In this setting, both alien and human intelligence seem to have been driven by the exigencies of courtship. As the social protocols necessary for successful liaisons (temporary or permanent) become ever more various and complex. the most successful lovers are the most intelligent lovers. Evolution favours increased brain size and behavioural flexibility … for all species with complex courting systems. The horniest species are inevitably the most technologically advanced and the most successful in venturing out to the stars. Prudes never make it off-planet. Perhaps the appropriate motto would be Ad Astra Per Libido Ad Astra Per Libidinem.

It may be that Mohanraj’s primary goal here was not scientific plausibility. For one thing, the various intelligent races seem to be implausibly plug-compatible. They are all basically tetrapods and they all approach sex in broadly similar ways. Even here on earth there are many, often bizarre, strategies for sexual reproduction; none of this variety seems to have any galactic analog. No intelligent dandelion standing in the middle of the college quad, self-pollinating and dispersing seeds2

The erotica elements of the story are for the most part confined to the early sections. Aside from the obvious entertainment value, they establish the connections between characters. Those connections are the key to the ultimate [spoiler] happy ending. Once Chieri reveals her secret, the neighbours unite for a common defense against those who would divide them. I was amused by the rather Andy Hardy-esque form of this common defense, but given the situation, it made sense. If the characters were not the sort of people to form bonds, if they were the usual sort of causeless monads so many protagonists seem to be, they would never have been able to protect their community. Because they would never form a community in the first place. They would just be loners and easy meat for extremists like Earth First.
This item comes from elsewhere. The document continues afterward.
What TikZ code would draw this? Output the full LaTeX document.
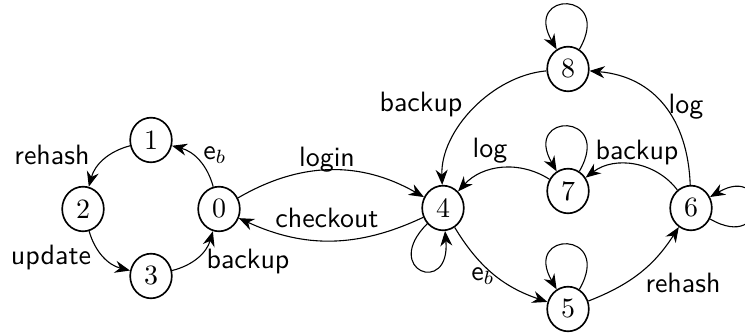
\documentclass[tikz,border=0pt]{standalone}
\usetikzlibrary{arrows.meta,shapes.geometric}
\begin{document}
\begin{tikzpicture}[x=0.365pt,y=0.365pt,
  st/.style={draw, ellipse, line width=0.6pt, minimum width=15.2pt, minimum height=16.3pt, inner sep=0pt, font=\fontsize{10.2}{12}\selectfont},
  tr/.style={-{Stealth[length=5.5pt,width=4.4pt]}, line width=0.4pt},
  lb/.style={font=\fontsize{10.2}{12}\selectfont\sffamily, inner sep=0pt}]
\useasboundingbox (0,0) rectangle (745,333);
% states
\node[st] (n0) at (219,124) {0};
\node[st] (n1) at (151,193) {1};
\node[st] (n2) at (83,124) {2};
\node[st] (n3) at (151,57) {3};
\node[st] (n4) at (443,125) {4};
\node[st] (n5) at (568,24) {5};
\node[st] (n6) at (691,125) {6};
\node[st] (n7) at (568,142) {7};
\node[st] (n8) at (568,264) {8};
% transitions
\draw[tr] (n0) to[bend right=30] (n1);
\draw[tr] (n1) to[bend right=30] (n2);
\draw[tr] (n2) to[bend right=30] (n3);
\draw[tr] (n3) to[bend right=30] (n0);
\draw[tr] (n0) to[bend left=30] (n4);
\draw[tr] (n4) to[bend left=25] (n0);
\draw[tr] (n4) to[out=-135,in=-85,min distance=24pt] (n4);
\draw[tr] (n8) to[out=60,in=120,min distance=25pt] (n8);
\draw[tr] (n7) to[out=60,in=120,min distance=25pt] (n7);
\draw[tr] (n5) to[out=60,in=120,min distance=25pt] (n5);
\draw[tr] (n6) to[out=-30,in=30,min distance=25pt] (n6);
\draw[tr] (n8) to[out=185,in=92,looseness=0.9] (n4);
\draw[tr] (n7) to[bend right=40] (n4);
\draw[tr] (n6) to[out=92,in=-5,looseness=1.1] (n8);
\draw[tr] (n6) to[bend right=45] (n7);
\draw[tr] (n4) to[bend right=20] (n5);
\draw[tr] (n5) to[bend right=18] (n6);
% labels
\node[lb] (l01) at (215,178) {e$_b$};
\node[lb] (l12) at (52,178) {rehash};
\node[lb] (l23) at (51,75) {update};
\node[lb] (l30) at (248,71) {backup};
\node[lb] (l04) at (327,173) {login};
\node[lb] (l40) at (327,115) {checkout};
\node[lb] (l84) at (421,228) {backup};
\node[lb] (l74) at (490,182) {log};
\node[lb] (l67) at (637,180) {backup};
\node[lb] (l68) at (686,226) {log};
\node[lb] (l45) at (483,57) {e$_b$};
\node[lb] (l56) at (683,50) {rehash};
\end{tikzpicture}
\end{document}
The Stars Change is available from Circlet Press.

1. Before the British Raj, devadasis were women who had been dedicated to the service of a Hindu temple. They served as musicians, singers, and dancers. They could choose to take lovers, but their primary role was a sacred one. The British saw them only as prostitutes and tried to stamp out the practice (thus forcing many devadasis into actual prostitution). In this novel, Chieri is clearly more of a courtesan, a cultured, independent woman, than a straightforward prostitute. She treated with considerable respect by the author. More respect than a certain misbehavin’ captain shows to the Companion who travels with him.

2. One could retcon this by supposing that anyone bright enough to study or work at the University of All Worlds is bright enough to seek out compatible partners. Which would make sense, but … when have intelligent beings ever been completely rational? Surely there must have been some tragic, doomed romances, frantic grapplings between primates and intelligent coral reefs. Some dramatic potential is being missed here.